Items from a data source

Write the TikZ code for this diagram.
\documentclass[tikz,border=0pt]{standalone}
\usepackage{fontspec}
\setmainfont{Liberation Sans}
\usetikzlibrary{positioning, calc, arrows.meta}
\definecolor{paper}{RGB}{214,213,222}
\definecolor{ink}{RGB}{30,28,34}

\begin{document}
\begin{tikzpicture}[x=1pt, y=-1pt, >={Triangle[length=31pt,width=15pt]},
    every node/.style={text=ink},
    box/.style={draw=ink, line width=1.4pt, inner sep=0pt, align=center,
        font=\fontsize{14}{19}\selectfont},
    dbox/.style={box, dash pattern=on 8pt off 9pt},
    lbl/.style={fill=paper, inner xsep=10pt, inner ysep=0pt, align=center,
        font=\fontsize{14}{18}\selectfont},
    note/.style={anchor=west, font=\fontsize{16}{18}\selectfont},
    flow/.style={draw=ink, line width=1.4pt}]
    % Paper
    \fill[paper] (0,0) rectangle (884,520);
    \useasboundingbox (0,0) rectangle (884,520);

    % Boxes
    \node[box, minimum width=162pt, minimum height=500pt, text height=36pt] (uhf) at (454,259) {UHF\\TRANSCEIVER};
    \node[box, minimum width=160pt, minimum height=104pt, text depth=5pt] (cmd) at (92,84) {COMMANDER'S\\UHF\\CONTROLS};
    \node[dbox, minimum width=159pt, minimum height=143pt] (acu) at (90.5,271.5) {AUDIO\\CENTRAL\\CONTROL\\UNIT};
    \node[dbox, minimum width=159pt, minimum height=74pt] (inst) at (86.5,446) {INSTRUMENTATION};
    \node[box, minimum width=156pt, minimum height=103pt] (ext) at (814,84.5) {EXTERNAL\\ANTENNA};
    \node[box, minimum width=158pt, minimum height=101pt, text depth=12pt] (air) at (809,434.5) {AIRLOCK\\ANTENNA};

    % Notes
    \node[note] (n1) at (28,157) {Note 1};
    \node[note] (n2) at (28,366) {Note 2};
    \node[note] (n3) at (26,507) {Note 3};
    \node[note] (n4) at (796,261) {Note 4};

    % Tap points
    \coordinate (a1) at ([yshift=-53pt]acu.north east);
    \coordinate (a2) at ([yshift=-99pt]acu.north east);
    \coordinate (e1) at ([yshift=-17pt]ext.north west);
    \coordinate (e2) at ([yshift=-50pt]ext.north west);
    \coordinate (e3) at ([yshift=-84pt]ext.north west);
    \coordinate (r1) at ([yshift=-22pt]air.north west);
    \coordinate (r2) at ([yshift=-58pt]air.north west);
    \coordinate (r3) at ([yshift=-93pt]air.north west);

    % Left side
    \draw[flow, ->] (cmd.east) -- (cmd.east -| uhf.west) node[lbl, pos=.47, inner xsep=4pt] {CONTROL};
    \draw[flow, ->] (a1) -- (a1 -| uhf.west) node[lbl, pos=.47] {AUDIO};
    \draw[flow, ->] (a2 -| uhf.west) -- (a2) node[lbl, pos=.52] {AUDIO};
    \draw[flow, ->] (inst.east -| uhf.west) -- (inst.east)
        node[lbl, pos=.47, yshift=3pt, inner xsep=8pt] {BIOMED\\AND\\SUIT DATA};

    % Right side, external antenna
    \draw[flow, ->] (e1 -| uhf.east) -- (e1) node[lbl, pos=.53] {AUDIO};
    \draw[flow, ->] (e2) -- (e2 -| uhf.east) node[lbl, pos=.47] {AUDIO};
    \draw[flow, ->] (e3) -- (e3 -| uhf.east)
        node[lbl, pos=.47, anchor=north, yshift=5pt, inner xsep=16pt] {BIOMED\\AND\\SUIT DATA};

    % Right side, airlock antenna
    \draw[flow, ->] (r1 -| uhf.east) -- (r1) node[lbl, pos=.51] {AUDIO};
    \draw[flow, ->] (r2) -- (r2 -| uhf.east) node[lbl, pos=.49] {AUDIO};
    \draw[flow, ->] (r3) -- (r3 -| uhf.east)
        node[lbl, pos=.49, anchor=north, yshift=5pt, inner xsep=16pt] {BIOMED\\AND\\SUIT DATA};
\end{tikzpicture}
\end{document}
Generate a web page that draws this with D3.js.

#### WHAT YOU HAVE TO DO:
Write out the listing's lines exactly, from its first line through the line that contains "(n4) at (796,261)", and stop there.

#### WRITTEN SOLUTION:
Write the TikZ code for this diagram.
\documentclass[tikz,border=0pt]{standalone}
\usepackage{fontspec}
\setmainfont{Liberation Sans}
\usetikzlibrary{positioning, calc, arrows.meta}
\definecolor{paper}{RGB}{214,213,222}
\definecolor{ink}{RGB}{30,28,34}

\begin{document}
\begin{tikzpicture}[x=1pt, y=-1pt, >={Triangle[length=31pt,width=15pt]},
    every node/.style={text=ink},
    box/.style={draw=ink, line width=1.4pt, inner sep=0pt, align=center,
        font=\fontsize{14}{19}\selectfont},
    dbox/.style={box, dash pattern=on 8pt off 9pt},
    lbl/.style={fill=paper, inner xsep=10pt, inner ysep=0pt, align=center,
        font=\fontsize{14}{18}\selectfont},
    note/.style={anchor=west, font=\fontsize{16}{18}\selectfont},
    flow/.style={draw=ink, line width=1.4pt}]
    % Paper
    \fill[paper] (0,0) rectangle (884,520);
    \useasboundingbox (0,0) rectangle (884,520);

    % Boxes
    \node[box, minimum width=162pt, minimum height=500pt, text height=36pt] (uhf) at (454,259) {UHF\\TRANSCEIVER};
    \node[box, minimum width=160pt, minimum height=104pt, text depth=5pt] (cmd) at (92,84) {COMMANDER'S\\UHF\\CONTROLS};
    \node[dbox, minimum width=159pt, minimum height=143pt] (acu) at (90.5,271.5) {AUDIO\\CENTRAL\\CONTROL\\UNIT};
    \node[dbox, minimum width=159pt, minimum height=74pt] (inst) at (86.5,446) {INSTRUMENTATION};
    \node[box, minimum width=156pt, minimum height=103pt] (ext) at (814,84.5) {EXTERNAL\\ANTENNA};
    \node[box, minimum width=158pt, minimum height=101pt, text depth=12pt] (air) at (809,434.5) {AIRLOCK\\ANTENNA};

    % Notes
    \node[note] (n1) at (28,157) {Note 1};
    \node[note] (n2) at (28,366) {Note 2};
    \node[note] (n3) at (26,507) {Note 3};
    \node[note] (n4) at (796,261) {Note 4};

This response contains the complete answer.